[start SOURCE MATERIAL]

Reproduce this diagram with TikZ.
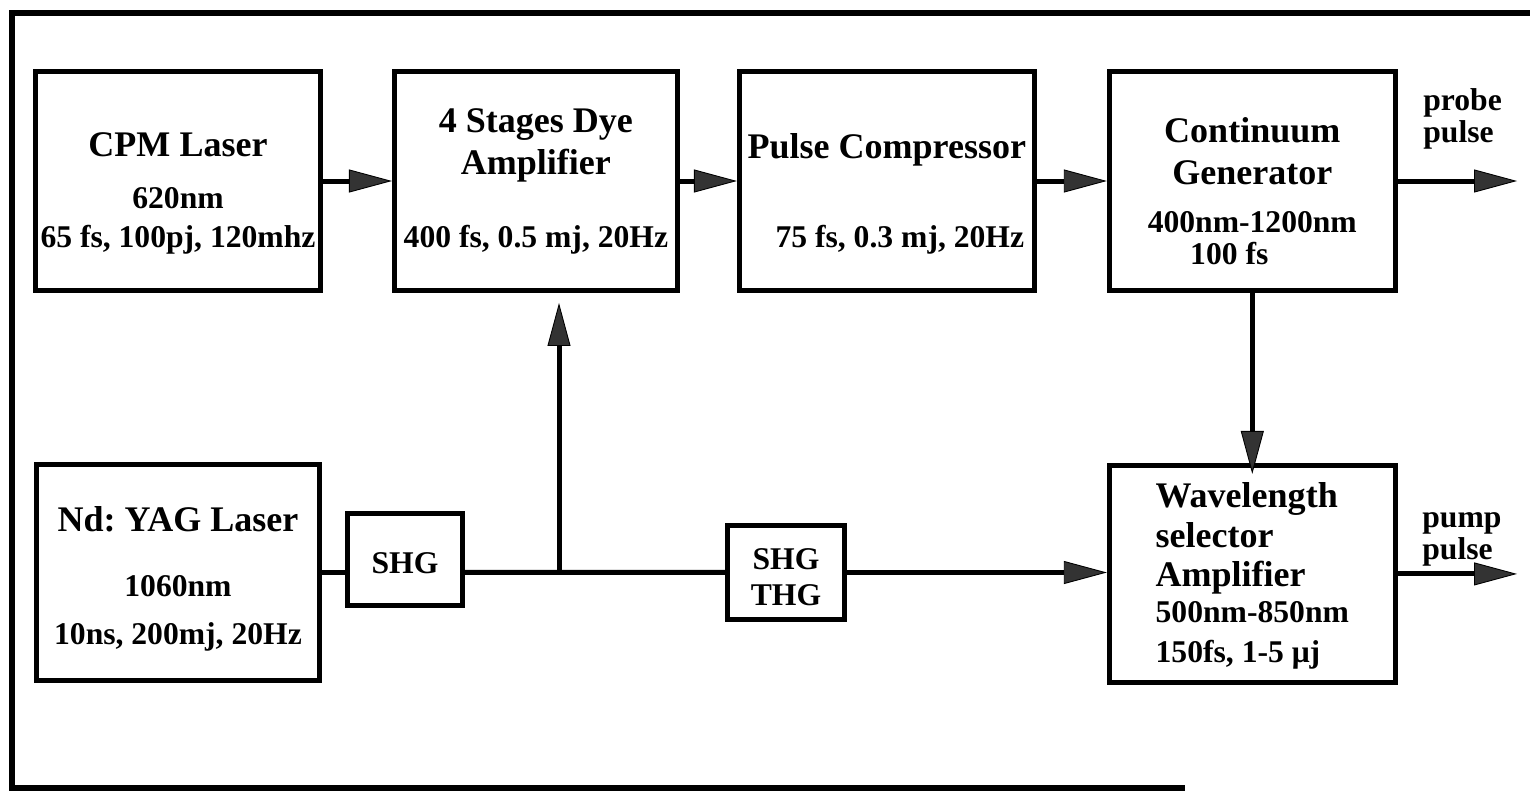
\documentclass[tikz,border=0pt]{standalone}
\usepackage{fontspec}
\setmainfont{Liberation Serif}
\usetikzlibrary{arrows.meta, positioning}

\newcommand{\boxtitle}{\fontsize{20.5pt}{24pt}\selectfont}

\begin{document}
\begin{tikzpicture}[
    x=0.02cm, y=-0.02cm,
    node distance=1.38cm,
    unit/.style={
        rectangle, draw, line width=0.1cm, inner xsep=0pt, inner ysep=2pt,
        minimum width=5.7cm, minimum height=4.38cm, align=center, text depth=0pt,
        font=\fontsize{18pt}{24pt}\selectfont\bfseries
    },
    harm/.style={unit, minimum width=2.3cm, minimum height=1.84cm},
    beam/.style={line width=0.1cm},
    ray/.style={beam, -{Triangle[length=0.86cm, width=0.46cm, fill=black!80, line width=0.5pt]}},
    pulselbl/.style={
        align=left, inner sep=0pt, text depth=0pt, anchor=south west,
        font=\fontsize{18pt}{24pt}\selectfont\bfseries
    }
]
\useasboundingbox (0,0) rectangle (1530,791);
\draw[beam, line width=0.12cm] (1540,13) -- (12,13) -- (12,788) -- (1185,788);

\node[unit, text height=2.68cm] (cpm) at (178,181)
    {{\boxtitle CPM Laser}\\[0.2cm] 620nm\\[-0.06cm] 65 fs, 100pj, 120mhz};
\node[unit, right=of cpm, minimum width=5.66cm, text height=2.68cm] (amp)
    {{\boxtitle 4 Stages Dye}\\ {\boxtitle Amplifier}\\[0.62cm] 400 fs, 0.5 mj, 20Hz};
\node[unit, right=1.14cm of amp, minimum width=5.9cm, text height=2.68cm] (comp)
    {{\boxtitle Pulse Compressor}\\[0.94cm] \hspace*{0.52cm}75 fs, 0.3 mj, 20Hz};
\node[unit, right=1.4cm of comp, minimum width=5.72cm, text height=3.36cm] (cont)
    {{\boxtitle Continuum}\\ {\boxtitle Generator}\\[0.12cm]
     400nm-1200nm\hspace*{0.48cm}\\[-0.2cm] 100 fs\hspace*{0.92cm}};

\node[unit, below=3.38cm of cpm, minimum width=5.68cm, minimum height=4.32cm, text height=2.9cm] (yag)
    {{\boxtitle Nd:\ YAG Laser}\\[0.46cm] 1060nm\hspace*{0.68cm}\\[0.12cm] 10ns, 200mj, 20Hz};
\node[harm, text height=0.54cm] (shg) at (405,559.5) {SHG};
\node[harm, minimum width=2.34cm, minimum height=1.88cm, text height=1.3cm] (shgthg) at (786,572.5)
    {SHG\\[-0.14cm] THG};
\node[unit, below=3.4cm of cont, minimum width=5.72cm, minimum height=4.34cm, align=left, text height=3.56cm] (wave)
    {{\boxtitle Wavelength}\\[-0.04cm] {\boxtitle selector}\\[-0.06cm] {\boxtitle Amplifier}\\[-0.12cm]
     500nm-850nm\\[-0.04cm] 150fs, 1-5 μj};

\node[pulselbl] (probe) at (1423,143) {probe\\[-0.2cm] pulse};
\node[pulselbl] (pump) at (1422,560) {pump\\[-0.2cm] pulse};

\coordinate (junc) at (559,0 |- yag.east);
\coordinate (probe-end) at (1517,0 |- cont.east);
\coordinate (pump-end) at (1517,0 |- wave.east);

% femtosecond chain
\draw[ray] (cpm) -- (amp);
\draw[ray] (amp) -- (comp);
\draw[ray] (comp) -- (cont);
\draw[ray] (cont) -- (probe-end);
\draw[ray, shorten >=-0.22cm] (cont) -- (wave);

% pump chain
\draw[beam] (yag) -- (yag.east -| shg.west);
\draw[beam] (yag.east -| shg.east) -- (junc) -- (shgthg);
\draw[ray, shorten >=0.2cm] (junc) -- (junc |- amp.south);
\draw[ray] (shgthg) -- (shgthg -| wave.west);
\draw[ray] (wave) -- (pump-end);

\end{tikzpicture}
\end{document}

[end SOURCE MATERIAL]

OBJECTIVE:
Give back every line exactly as it stands, pictures excluded.

EXERCISE ANSWER:
Reproduce this diagram with TikZ.
\documentclass[tikz,border=0pt]{standalone}
\usepackage{fontspec}
\setmainfont{Liberation Serif}
\usetikzlibrary{arrows.meta, positioning}

\newcommand{\boxtitle}{\fontsize{20.5pt}{24pt}\selectfont}

\begin{document}
\begin{tikzpicture}[
    x=0.02cm, y=-0.02cm,
    node distance=1.38cm,
    unit/.style={
        rectangle, draw, line width=0.1cm, inner xsep=0pt, inner ysep=2pt,
        minimum width=5.7cm, minimum height=4.38cm, align=center, text depth=0pt,
        font=\fontsize{18pt}{24pt}\selectfont\bfseries
    },
    harm/.style={unit, minimum width=2.3cm, minimum height=1.84cm},
    beam/.style={line width=0.1cm},
    ray/.style={beam, -{Triangle[length=0.86cm, width=0.46cm, fill=black!80, line width=0.5pt]}},
    pulselbl/.style={
        align=left, inner sep=0pt, text depth=0pt, anchor=south west,
        font=\fontsize{18pt}{24pt}\selectfont\bfseries
    }
]
\useasboundingbox (0,0) rectangle (1530,791);
\draw[beam, line width=0.12cm] (1540,13) -- (12,13) -- (12,788) -- (1185,788);

\node[unit, text height=2.68cm] (cpm) at (178,181)
    {{\boxtitle CPM Laser}\\[0.2cm] 620nm\\[-0.06cm] 65 fs, 100pj, 120mhz};
\node[unit, right=of cpm, minimum width=5.66cm, text height=2.68cm] (amp)
    {{\boxtitle 4 Stages Dye}\\ {\boxtitle Amplifier}\\[0.62cm] 400 fs, 0.5 mj, 20Hz};
\node[unit, right=1.14cm of amp, minimum width=5.9cm, text height=2.68cm] (comp)
    {{\boxtitle Pulse Compressor}\\[0.94cm] \hspace*{0.52cm}75 fs, 0.3 mj, 20Hz};
\node[unit, right=1.4cm of comp, minimum width=5.72cm, text height=3.36cm] (cont)
    {{\boxtitle Continuum}\\ {\boxtitle Generator}\\[0.12cm]
     400nm-1200nm\hspace*{0.48cm}\\[-0.2cm] 100 fs\hspace*{0.92cm}};

\node[unit, below=3.38cm of cpm, minimum width=5.68cm, minimum height=4.32cm, text height=2.9cm] (yag)
    {{\boxtitle Nd:\ YAG Laser}\\[0.46cm] 1060nm\hspace*{0.68cm}\\[0.12cm] 10ns, 200mj, 20Hz};
\node[harm, text height=0.54cm] (shg) at (405,559.5) {SHG};
\node[harm, minimum width=2.34cm, minimum height=1.88cm, text height=1.3cm] (shgthg) at (786,572.5)
    {SHG\\[-0.14cm] THG};
\node[unit, below=3.4cm of cont, minimum width=5.72cm, minimum height=4.34cm, align=left, text height=3.56cm] (wave)
    {{\boxtitle Wavelength}\\[-0.04cm] {\boxtitle selector}\\[-0.06cm] {\boxtitle Amplifier}\\[-0.12cm]
     500nm-850nm\\[-0.04cm] 150fs, 1-5 μj};

\node[pulselbl] (probe) at (1423,143) {probe\\[-0.2cm] pulse};
\node[pulselbl] (pump) at (1422,560) {pump\\[-0.2cm] pulse};

\coordinate (junc) at (559,0 |- yag.east);
\coordinate (probe-end) at (1517,0 |- cont.east);
\coordinate (pump-end) at (1517,0 |- wave.east);

% femtosecond chain
\draw[ray] (cpm) -- (amp);
\draw[ray] (amp) -- (comp);
\draw[ray] (comp) -- (cont);
\draw[ray] (cont) -- (probe-end);
\draw[ray, shorten >=-0.22cm] (cont) -- (wave);

% pump chain
\draw[beam] (yag) -- (yag.east -| shg.west);
\draw[beam] (yag.east -| shg.east) -- (junc) -- (shgthg);
\draw[ray, shorten >=0.2cm] (junc) -- (junc |- amp.south);
\draw[ray] (shgthg) -- (shgthg -| wave.west);
\draw[ray] (wave) -- (pump-end);

\end{tikzpicture}
\end{document}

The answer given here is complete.